İlk hamle 56'da Fabregas ile geldi. Torres çıktı, David Villa ortaya geçti. İspanya yavaş yavaş hareketlenir diye düşünürken Pique aptalca bir penaltı yaptı. Paraguay penaltıyı gole çevirebilseydi, İspanya'nın bu değişikliğini anlamsızlaştıracak ve Del Bosque mecburen ikinci forvetini oyuna sürecekti. Cardozo penaltıyı kaçırdı. 3 dakika sonra penaltıyı bu kez İspanya kazandı. Oyunun bütün dengeleri 3 dakika ters yüz olabilirdi ama Xabi Alonso da kaçırdı. Karma kendi içinde karma yarattı.

David Villa'nın rol değişikliği tesirini gösterdi. Xavi ve Iniesta yay etrafında daha fazla gezinmeye başladılar. Gerardo Martino 64 ve 72. dakikalarda kenarlarda oynayan Valdez ve Barreto'yu çıkarıp yerlerine Vera ve Santa Cruz'u almasıyla takımı ortaya kümeledi. Roque Santa Cruz'u gezdirmek yerine en uçta statik oynatarak, Cardozo'yu forvet arkasına çekmesi ve 75'te Del Bosque'nin karşı hamle olarak Pedro'yu oyuna sürerek saf 4-3-3'e dönmesiyle İspanya kenarlarda boş alan buldu.
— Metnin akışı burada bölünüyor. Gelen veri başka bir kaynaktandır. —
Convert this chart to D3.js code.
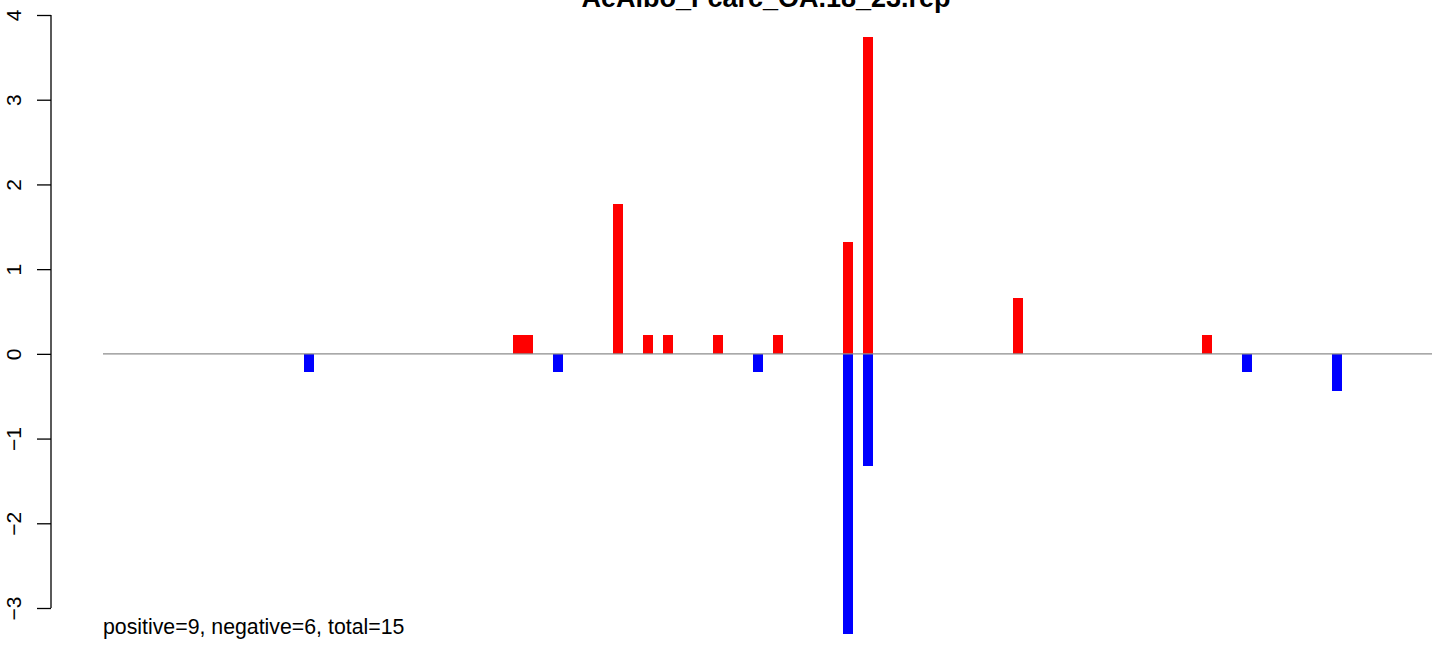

Sergio Ramos ve Capdevilla bekten destek vermeye başladılar.

Paraguay ne kadar ortaya kümelense de, Del Bosque'nin oyunu enlemesine açan bu karşı değişiklikleri Iniesta'nın Paraguay savunmasını ortasahadan başlayan bir koşuyla göbekten delmesine imkan tanıdı. David Villa da iki direğe tuşlatarak golü attı. Gerardo Martino kalan dakikalarda son kozu olan Lucas Barrios'u oynadı ve havadan İspanya savunmasını aşmaya çalıştı ama başarılı olamadı.

İspanya'nın yarı finaldeki rakibi turnuvanın açık ara en iyi takımı Almanya. İspanyollar eğer Almanya'yı yenmek istiyorsa Del Bosque'nin A planından vazgeçmesi gerekiyor. Bu düzen rakibi durdurmak için kafi ama takım halinde iyi savunma yapan Almanya'yı açmak için güdük kalır. Del Bosque'nin Paraguay maçının sonundaki 4-3-3'e ya da Aragones döneminin 4-1-3-2'sine sarılması şanslarını arttıracaktır.